His wealth surpassed that of all the Founding Families of Oakland combined. It rivaled that of the Tassone vampire family who ruled San Francisco.

In his sleep Radek smiled as he stood at the entrance of a grand estate and watched the motorcade containing his father arrive.

A chauffeur emerged from a sleek black limousine to open the back door. His father exited, pride wreathing his face as his gaze encompassed the city and the mansion behind Radek. “You’ve done well, son. Better than your brother, Viktor.”

There was a short, pain-filled hesitation. “And God rest her soul, your sister, who was taken from us too soon.”

Radek aped his father’s sadness over Ilka’s death even as he pressed his lips together tightly to keep from pointing out she’d brought her fate on herself. Death made saints of grasping bitches and sinners alike, and his sister was both.

He escorted his father along a hallway filled with priceless artwork and into his study. Poured two glasses of expensive, imported brandy as his father claimed a plush chair covered in jaguar hide so black there was only a hint of the rosette pattern present in the fur.

The sleeping Radek frowned, recognizing a deviation in the recurrent fantasy. But the thread of concern dropped away when his father said, “I’ve arranged a parade through Oakland celebrating your achievement.”

His father lifted his glass in salute, pulling Radek more firmly into the altered dream. “To your vision. And to your courage for pursuing it when few would have dared.”

Radek touched his glass to his father’s and the scene changed, veering into new territory but making his chest swell with pleasure. He was riding in an open-topped jeep through the wealthiest section of Oakland.

Flags bearing his standard fluttered on the vehicles in front of him, as well as the one he was in. Men and women and children, all of them members of the elite, waved from their balconies while their servants lined the street. Even his sour-faced brother tipped his head as the motorcade passed, while at his side, Viktor’s tight-lipped wife regretted turning Radek down when he had expressed an interest in her first.

Oh how sweet it is, Radek thought, accepting his due as he reflected on the long nights he’d spent locked in the tiny quarters of the original encampment, the generator droning as he painstakingly went over the items salvaged by a crew made up of society’s dregs.

The computer screen he’d been staring at before falling asleep slipped into the dream, a sinuous thread working its way into his consciousness.

Numbers and letters rearranged themselves like a divine gift for the worthy, giving up the details of the government-sponsored project being conducted in a separate lab.

A thrill swept through Radek, followed by a chill.
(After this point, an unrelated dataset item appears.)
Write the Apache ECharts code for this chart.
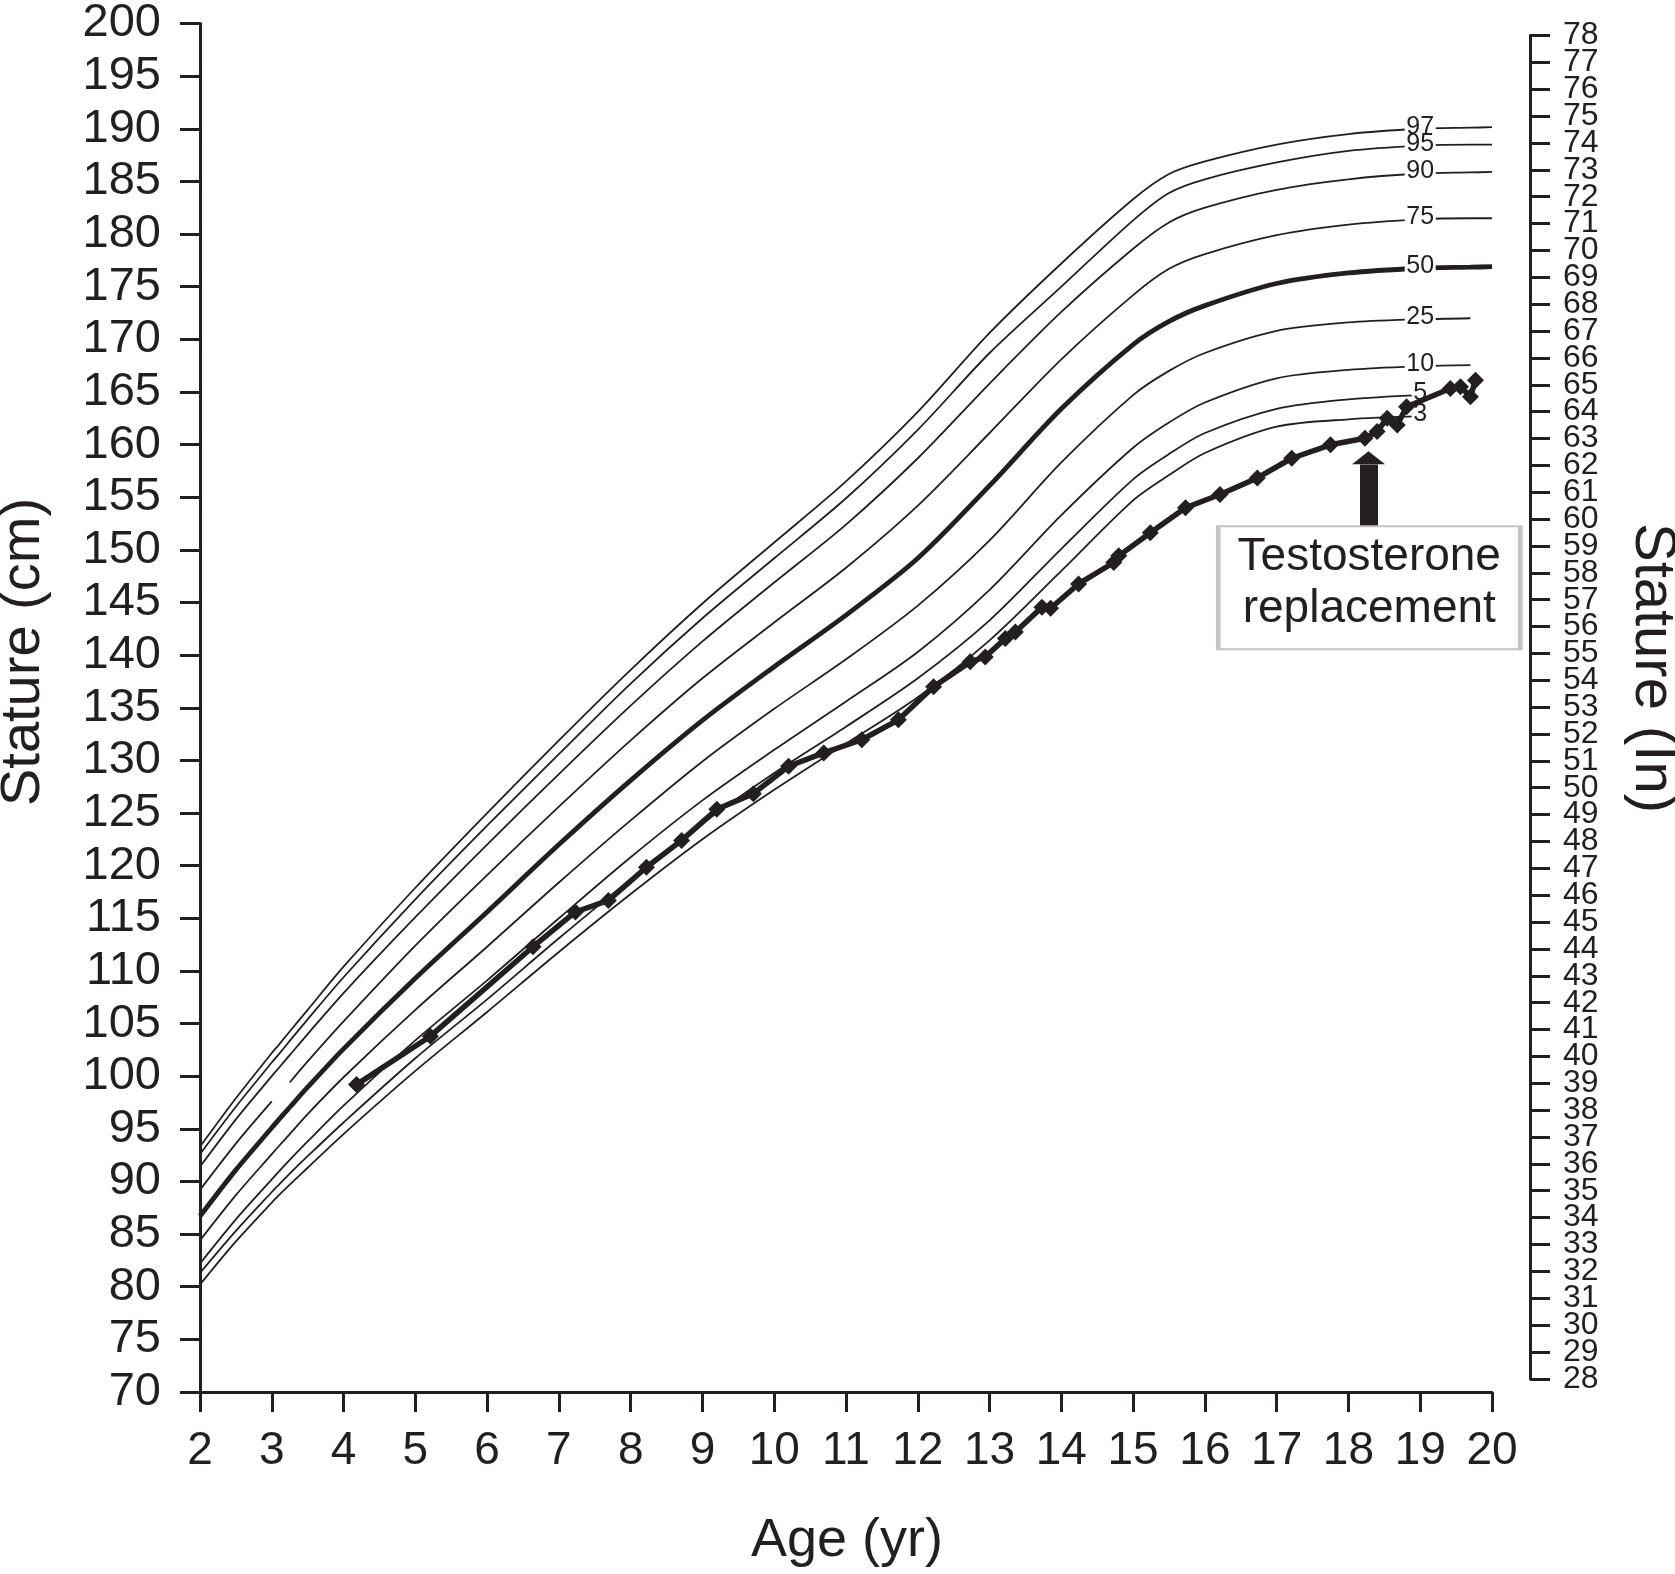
<!DOCTYPE html>
<html>
<head>
<meta charset="utf-8">
<script src="https://cdn.jsdelivr.net/npm/echarts@6/dist/echarts.min.js"></script>
<style>
html,body{margin:0;padding:0;background:#fff;}
#chart{width:1675px;height:1574px;}
</style>
</head>
<body>
<div id="chart"></div>
<script>
// ---------- data ----------
const ages = [2, 2.5, 3, 3.1, 3.25, 3.5, 4, 5, 6, 7, 8, 9, 10, 11, 12, 13, 14, 15, 15.5, 16, 17, 18, 19, 19.7, 20];
const p3  = [80.2, 84.3, 88.0, 88.7, 89.7, 91.3, 94.5, 100.5, 106.1, 111.8, 117.3, 122.5, 127.2, 131.6, 136.0, 141.4, 148.0, 154.7, 157.1, 159.2, 161.7, 162.4, 162.7, null, null];
const p5  = [81.3, 85.3, 89.0, 89.7, 90.75, 92.4, 95.6, 101.7, 107.3, 113.1, 118.7, 124.0, 128.8, 133.2, 137.8, 143.3, 150.1, 156.7, 159.1, 161.1, 163.4, 164.3, 164.7, null, null];
const p10 = [82.2, 86.4, 90.2, 90.95, 92.05, 93.8, 97.2, 103.4, 109.1, 115.0, 120.8, 126.2, 131.0, 135.6, 140.3, 146.2, 153.3, 159.7, 162.1, 164.0, 166.3, 167.1, 167.45, 167.55, null];
const p25 = [84.4, 88.7, 92.6, 93.37, 94.5, 96.4, 99.9, 106.3, 112.3, 118.4, 124.3, 129.9, 134.9, 139.6, 144.7, 150.9, 158.3, 164.7, 167.0, 168.7, 170.8, 171.6, 171.9, 172.0, null];
const p50 = [86.7, 91.1, 95.1, 95.9, 97.05, 98.95, 102.6, 109.3, 115.6, 122.0, 128.1, 133.8, 138.9, 143.8, 149.2, 156.1, 163.4, 169.5, 171.7, 173.2, 175.3, 176.3, 176.75, 176.85, 176.9];
const p75 = [89.2, 93.6, 97.6, null, 99.4, 101.4, 105.2, 112.4, 119.1, 125.6, 131.9, 137.8, 143.1, 148.3, 154.2, 161.1, 168.1, 174.2, 176.7, 178.1, 179.9, 180.9, 181.4, 181.5, 181.5];
const p90 = [91.4, 95.9, 100.0, 100.8, 102.0, 104.0, 107.9, 115.1, 122.0, 128.7, 135.2, 141.3, 146.9, 152.4, 158.7, 165.8, 172.6, 178.6, 181.1, 182.5, 184.2, 185.2, 185.75, 185.85, 185.9];
const p95 = [92.6, 97.1, 101.3, 102.1, 103.35, 105.4, 109.4, 116.8, 123.8, 130.6, 137.3, 143.5, 149.2, 154.9, 161.4, 168.7, 175.0, 181.3, 183.9, 185.2, 186.8, 187.9, 188.4, 188.5, 188.5];
const p97 = [93.3, 97.9, 102.2, 103.0, 104.25, 106.3, 110.4, 117.9, 125.0, 131.9, 138.6, 144.9, 150.7, 156.5, 163.1, 170.6, 177.2, 183.3, 185.7, 186.9, 188.5, 189.5, 190.0, 190.1, 190.15];
const percentileNames = ['3', '5', '10', '25', '50', '75', '90', '95', '97'];
const percentileValues = [p3, p5, p10, p25, p50, p75, p90, p95, p97];
const labelAge = 19;

const patientAge = [4.18, 5.21, 6.64, 7.23, 7.69, 8.22, 8.71, 9.20, 9.71, 10.20, 10.69, 11.22, 11.73, 12.22, 12.73, 12.94, 13.22, 13.36, 13.73, 13.85, 14.24, 14.73, 14.80, 15.24, 15.73, 16.21, 16.73, 17.21, 17.75, 18.23, 18.40, 18.54, 18.68, 18.81, 19.42, 19.56, 19.70, 19.77];
const patientCm  = [99.2, 103.8, 112.3, 115.6, 116.7, 119.85, 122.4, 125.35, 126.84, 129.44, 130.71, 131.96, 133.85, 137.0, 139.36, 139.83, 141.57, 142.19, 144.55, 144.45, 146.76, 148.8, 149.43, 151.63, 154.0, 155.26, 156.83, 158.7, 159.98, 160.6, 161.24, 162.5, 161.87, 163.6, 165.33, 165.49, 164.55, 166.12];

const xTicks = {min: 2, max: 20, step: 1};
const cmTicks = {min: 70, max: 200, step: 5};
const inTicks = {min: 28, max: 78, step: 1};

const annotationText = 'Testosterone\nreplacement';
const annotationAt = [18.29, 146.4];
const arrowAge = 18.28;
const arrowShaft = [152.2, 158.1];
const arrowHeadCenter = 158.74;

// ---------- chart ----------
const INK = '#231f20';
const FONT = '"Liberation Sans", Arial, Helvetica, sans-serif';
const chart = echarts.init(document.getElementById('chart'));

const series = percentileNames.map((name, k) => {
  const vals = percentileValues[k];
  const data = ages.map((a, i) => [a, vals[i] == null ? '-' : vals[i]]);
  const li = ages.indexOf(labelAge);
  return {
    type: 'line', name: 'P' + name, xAxisIndex: 0, yAxisIndex: 0,
    data, smooth: 0.3, showSymbol: false, symbol: 'none', silent: true, z: 2,
    connectNulls: false,
    lineStyle: {color: INK, width: name === '50' ? 4.8 : 1.8},
    markPoint: {
      silent: true, animation: false,
      symbol: 'rect', symbolSize: [name.length * 14 + 3, 18],
      itemStyle: {color: '#fff'},
      label: {show: true, position: 'inside', color: INK, fontSize: 25, fontFamily: FONT,
              formatter: name, offset: [0, -2]},
      data: [{coord: [labelAge, vals[li]], value: name}]
    }
  };
});

series.push({
  type: 'line', name: 'patient', xAxisIndex: 0, yAxisIndex: 0,
  data: patientAge.map((a, i) => [a, patientCm[i]]),
  symbol: 'diamond', symbolSize: 17, showSymbol: true, z: 10, silent: true,
  lineStyle: {color: INK, width: 5.5},
  itemStyle: {color: INK},
  markLine: {
    silent: true, animation: false, symbol: ['none', 'none'],
    lineStyle: {color: INK, width: 18, type: 'solid', cap: 'butt'},
    label: {show: false},
    data: [[{coord: [arrowAge, arrowShaft[0]]}, {coord: [arrowAge, arrowShaft[1]]}]]
  },
  markPoint: {
    silent: true, animation: false,
    data: [
      {coord: [arrowAge, arrowHeadCenter], symbol: 'triangle', symbolSize: [33, 13],
       itemStyle: {color: INK}, label: {show: false}},
      {coord: annotationAt, symbol: 'rect', symbolSize: [302, 123],
       itemStyle: {color: '#fff', borderColor: '#c4c4c4', borderWidth: 3},
       label: {show: true, position: 'inside', formatter: annotationText, color: INK, offset: [0, -4],
               fontSize: 46, lineHeight: 52, fontFamily: FONT, align: 'center'}}
    ]
  }
});

const axisCommon = {
  axisLine: {show: true, lineStyle: {color: INK, width: 3}},
  axisTick: {show: true, inside: false, length: 20, lineStyle: {color: INK, width: 3}},
  splitLine: {show: false}
};
const inLabel = {color: INK, fontSize: 32, fontFamily: FONT, margin: 33};

chart.setOption({
  animation: false,
  backgroundColor: '#fff',
  grid: [
    {left: 200, right: 183, top: 14.5, bottom: 182},
    {left: 200, right: 145, top: 35.5, bottom: 195.2}
  ],
  xAxis: [
    Object.assign({type: 'value', gridIndex: 0, min: xTicks.min, max: xTicks.max, interval: xTicks.step,
      axisLabel: {color: INK, fontSize: 46, fontFamily: FONT, margin: 36, showMinLabel: true, showMaxLabel: true}}, axisCommon),
    {type: 'value', gridIndex: 1, min: xTicks.min, max: xTicks.max, show: false}
  ],
  yAxis: [
    Object.assign({type: 'value', gridIndex: 0, min: cmTicks.min, max: cmTicks.max, interval: cmTicks.step,
      axisLabel: {color: INK, fontSize: 47, fontFamily: FONT, margin: 39, showMinLabel: true, showMaxLabel: true}}, axisCommon),
    // inch axis: inner labels
    Object.assign({type: 'value', gridIndex: 1, position: 'right', min: inTicks.min, max: inTicks.max, interval: inTicks.step,
      axisLabel: Object.assign({showMinLabel: false, showMaxLabel: false}, inLabel)}, axisCommon),
    // inch axis: end labels (and all ticks)
    Object.assign({type: 'value', gridIndex: 1, position: 'right', min: inTicks.min, max: inTicks.max, interval: inTicks.step,
      axisLabel: Object.assign({showMinLabel: true, showMaxLabel: true,
        formatter: v => (v === inTicks.min || v === inTicks.max) ? String(v) : ''}, inLabel)}, axisCommon)
  ],
  graphic: [
    {type: 'text', x: 24, y: 652, rotation: Math.PI / 2,
     style: {text: 'Stature (cm)', fill: INK, font: '56px ' + FONT, textAlign: 'center', textVerticalAlign: 'middle'}},
    {type: 'text', x: 1652, y: 668, rotation: -Math.PI / 2,
     style: {text: 'Stature (In)', fill: INK, font: '58px ' + FONT, textAlign: 'center', textVerticalAlign: 'middle'}},
    {type: 'text', x: 847, y: 1541,
     style: {text: 'Age (yr)', fill: INK, font: '54px ' + FONT, textAlign: 'center', textVerticalAlign: 'middle'}}
  ],
  series
});
</script>
</body>
</html>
The scientists had known about the existence of Weres. They’d anticipated their emergence and thought they would one day attempt to rule over humans. They’d made plans for that day, to wipe them out using viruses tailored to individual species and tied to nanites.

Fear nearly woke Radek. He’d grown up viewing the stark images of plague and anarchy, the nightmare masterpieces hanging on the walls of every Founding Family to glorify their part in restoring order to Oakland and reclaiming it for mankind.

Before icy horror could force him from the dream, the dark, hungry place in his soul pulled at him, and he was once again in the jeep. Next to him, his father murmured, “Nothing can bring your sister back, but by freeing us forever from the threat the Weres present, you’re a hero to the human race.”

It was a golden dream of power and wealth and glory, a temptation so sublime there was no turning away from it. “I did what needed to be done,” Radek said, drinking in the sound of the crowds calling his name.